- **DATA SEGMENT**:
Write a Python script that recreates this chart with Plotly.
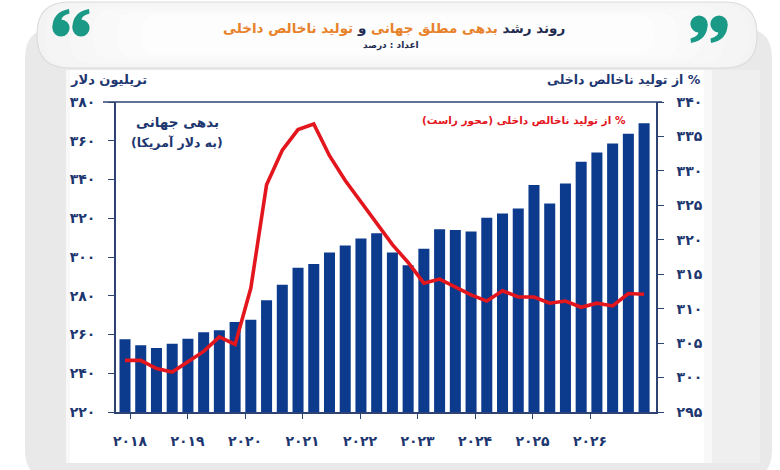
import plotly.graph_objects as go

# ---------------- data ----------------
debt = [257.5, 254.5, 253.0, 255.2, 257.8, 261.2, 262.2, 266.4, 267.6, 277.7,
        285.7, 294.5, 296.4, 302.3, 306.0, 309.6, 312.3, 302.3, 295.7, 304.2,
        314.3, 314.0, 313.1, 320.2, 322.4, 325.0, 337.2, 327.6, 337.9, 349.2,
        354.0, 358.6, 363.6, 369.0]
gdp_pct = [302.5, 302.5, 301.3, 300.8, 302.3, 303.8, 305.9, 304.8, 313.0, 328.0,
           333.0, 336.0, 336.8, 332.2, 328.6, 325.5, 322.6, 319.3, 316.7, 313.7,
           314.3, 313.2, 312.0, 311.1, 312.6, 311.7, 311.7, 310.8, 311.1, 310.2,
           310.8, 310.4, 312.2, 312.1]
year_labels = ["2018", "2019", "2020", "2021", "2022", "2023", "2024", "2025", "2026"]
left_ticks = [220, 240, 260, 280, 300, 320, 340, 360, 380]
right_ticks = [295, 300, 305, 310, 315, 320, 325, 330, 335, 340]

title_parts = [("روند رشد ", "dark"), ("بدهی مطلق جهانی", "orange"),
               (" و ", "dark"), ("تولید ناخالص داخلی", "orange")]
subtitle = "اعداد : درصد"
left_title = "تریلیون دلار"
right_title = "% از تولید ناخالص داخلی"
bar_label_1 = "بدهی جهانی"
bar_label_2 = "(به دلار آمریکا)"
line_label = "% از تولید ناخالص داخلی (محور راست)"

# ---------------- helpers ----------------
FA = str.maketrans("0123456789", "۰۱۲۳۴۵۶۷۸۹")
def fa(v):
    return str(v).translate(FA)

RLM = "\u200f"
NAVY = "#1d3670"
LINEC = "#2e4371"
BAR = "#0c3a8c"
RED = "#e3161e"
ORANGE = "#e8822a"
DARK = "#1e2b4e"
TEAL = "#1a9987"
FONT = "DejaVu Sans"

W, H = 780, 470
PX0, PX1, PY0, PY1 = 116, 656, 102, 412  # plot area in pixels
def X(px):
    return (px - PX0) / (PX1 - PX0)
def Y(py):
    return (PY1 - py) / (PY1 - PY0)

def rrect(x0, y0, x1, y1, r):
    return (f"M {X(x0 + r)},{Y(y0)} L {X(x1 - r)},{Y(y0)} "
            f"Q {X(x1)},{Y(y0)} {X(x1)},{Y(y0 + r)} "
            f"L {X(x1)},{Y(y1 - r)} Q {X(x1)},{Y(y1)} {X(x1 - r)},{Y(y1)} "
            f"L {X(x0 + r)},{Y(y1)} Q {X(x0)},{Y(y1)} {X(x0)},{Y(y1 - r)} "
            f"L {X(x0)},{Y(y0 + r)} Q {X(x0)},{Y(y0)} {X(x0 + r)},{Y(y0)} Z")

def quote_shapes(cx, up):
    r = 8.6
    if up:
        cy = 28
        tail = (f"M {X(cx - r)},{Y(cy)} Q {X(cx - r)},{Y(cy - 16)} {X(cx + 8)},{Y(cy - 19)} "
                f"L {X(cx + 8.5)},{Y(cy - 14.5)} Q {X(cx - 1)},{Y(cy - 12)} {X(cx + 1)},{Y(cy - 7)} Z")
    else:
        cy = 24
        tail = (f"M {X(cx + r)},{Y(cy)} Q {X(cx + r)},{Y(cy + 16)} {X(cx - 8)},{Y(cy + 19)} "
                f"L {X(cx - 8.5)},{Y(cy + 14.5)} Q {X(cx + 1)},{Y(cy + 12)} {X(cx - 1)},{Y(cy + 7)} Z")
    return [
        dict(type="circle", x0=X(cx - r), x1=X(cx + r), y0=Y(cy + r), y1=Y(cy - r),
             fillcolor=TEAL, line=dict(width=0), xref="paper", yref="paper"),
        dict(type="path", path=tail, fillcolor=TEAL, line=dict(width=0),
             xref="paper", yref="paper"),
    ]

n = len(debt)
xs = list(range(n))
step = 15.73
x_lo = (PX0 - 125) / step
x_hi = x_lo + (PX1 - PX0) / step
lab_first, lab_last = (130 - 125) / step, (590 - 125) / step
tickvals_x = [lab_first + i * (lab_last - lab_first) / (len(year_labels) - 1)
              for i in range(len(year_labels))]

fig = go.Figure()
fig.add_trace(go.Bar(x=xs, y=debt, marker=dict(color=BAR, line=dict(width=0)),
                     yaxis="y", showlegend=False, hoverinfo="skip"))
fig.add_trace(go.Scatter(x=xs, y=gdp_pct, mode="lines", line=dict(color=RED, width=3.6),
                         yaxis="y2", showlegend=False, hoverinfo="skip"))

shapes = [
    dict(type="path", path=rrect(25, 28, 772, 480, 30), fillcolor="#e9e9e9",
         line=dict(width=0), xref="paper", yref="paper", layer="below"),
    dict(type="rect", x0=X(706), x1=X(760), y0=Y(463), y1=Y(70), fillcolor="#efefef",
         line=dict(width=0), xref="paper", yref="paper", layer="below"),
    dict(type="rect", x0=X(66), x1=X(712), y0=Y(463), y1=Y(70), fillcolor="#f8f8f8",
         line=dict(width=0), xref="paper", yref="paper", layer="below"),
    dict(type="rect", x0=X(70), x1=X(704), y0=Y(463), y1=Y(70), fillcolor="#ffffff",
         line=dict(width=0), xref="paper", yref="paper", layer="below"),
    dict(type="path", path=rrect(37, 2, 757, 68, 32), fillcolor="#f3f3f3",
         line=dict(color="#dcdcdc", width=1.2), xref="paper", yref="paper", layer="below"),
]
# soft gradient inside the title panel
for i, col in enumerate(["#f5f5f5", "#f7f7f7", "#f9f9f9", "#fbfbfb", "#fdfdfd"]):
    d = 1 + i * 3
    shapes.append(dict(type="path", path=rrect(37 + d * 8, 2 + d, 757 - d * 8, 68 - d, 30 - d),
                       fillcolor=col, line=dict(width=0), xref="paper", yref="paper",
                       layer="below"))
shapes.append(dict(type="line", x0=X(103), x1=X(662), y0=1, y1=1, xref="paper", yref="paper",
                   line=dict(color=LINEC, width=1.6)))
shapes += quote_shapes(61, True) + quote_shapes(81, True)
shapes += quote_shapes(699, False) + quote_shapes(719, False)

title_html = RLM + "".join(
    f"<span style='color:{ORANGE if c == 'orange' else DARK}'>{t}</span>" for t, c in title_parts)

def ann(text, px, py, size, color, xanchor="center"):
    return dict(text=text, x=X(px), y=Y(py), xref="paper", yref="paper", showarrow=False,
                xanchor=xanchor, yanchor="middle",
                font=dict(family=FONT, size=size, color=color, weight="bold"))

annotations = [
    ann(title_html, 394, 28, 13.5, DARK),
    ann(RLM + subtitle + RLM, 391, 45, 9, DARK),
    ann(left_title, 149, 80, 13, NAVY, xanchor="right"),
    ann(RLM + right_title + RLM, 703, 80, 12.5, NAVY, xanchor="right"),
    ann(bar_label_1, 177, 122, 13.5, NAVY),
    ann(RLM + bar_label_2 + RLM, 177, 142, 12.5, NAVY),
    ann(RLM + line_label + RLM, 628, 120, 10.5, RED, xanchor="right"),
]

axis_common = dict(showline=True, linecolor=LINEC, linewidth=1.6, ticks="outside",
                   tickcolor=LINEC, tickwidth=1.4, showgrid=False, zeroline=False,
                   tickfont=dict(size=14, color=NAVY, weight="bold"))

fig.update_layout(
    width=W, height=H,
    margin=dict(l=PX0, r=W - PX1, t=PY0, b=H - PY1, pad=0),
    paper_bgcolor="white", plot_bgcolor="rgba(0,0,0,0)",
    bargap=0.3,
    font=dict(family=FONT, color=NAVY),
    shapes=shapes, annotations=annotations,
    xaxis=dict(range=[x_lo, x_hi], tickvals=tickvals_x, ticktext=[fa(y) for y in year_labels],
               ticklen=5, ticklabelstandoff=10, **axis_common),
    yaxis=dict(range=[220, 380], tickvals=left_ticks, ticktext=[fa(v) for v in left_ticks],
               ticklen=6, ticklabelstandoff=10, **axis_common),
    yaxis2=dict(range=[295, 340], tickvals=right_ticks, ticktext=[fa(v) for v in right_ticks],
                overlaying="y", side="right", ticklen=6, ticklabelstandoff=10, **axis_common),
)

fig.write_html("out.html", config={"displayModeBar": False},
               post_script="document.body.style.margin='0';document.body.style.overflow='hidden';")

- **TASK DETAILS**: Everything from the first line of the listing above through the line that contains "import plotly.graph_objects as go" is to be restated word for word, minus the pictures.

- **SOLUTION FOR THIS EXERCISE**:
Write a Python script that recreates this chart with Plotly.
import plotly.graph_objects as go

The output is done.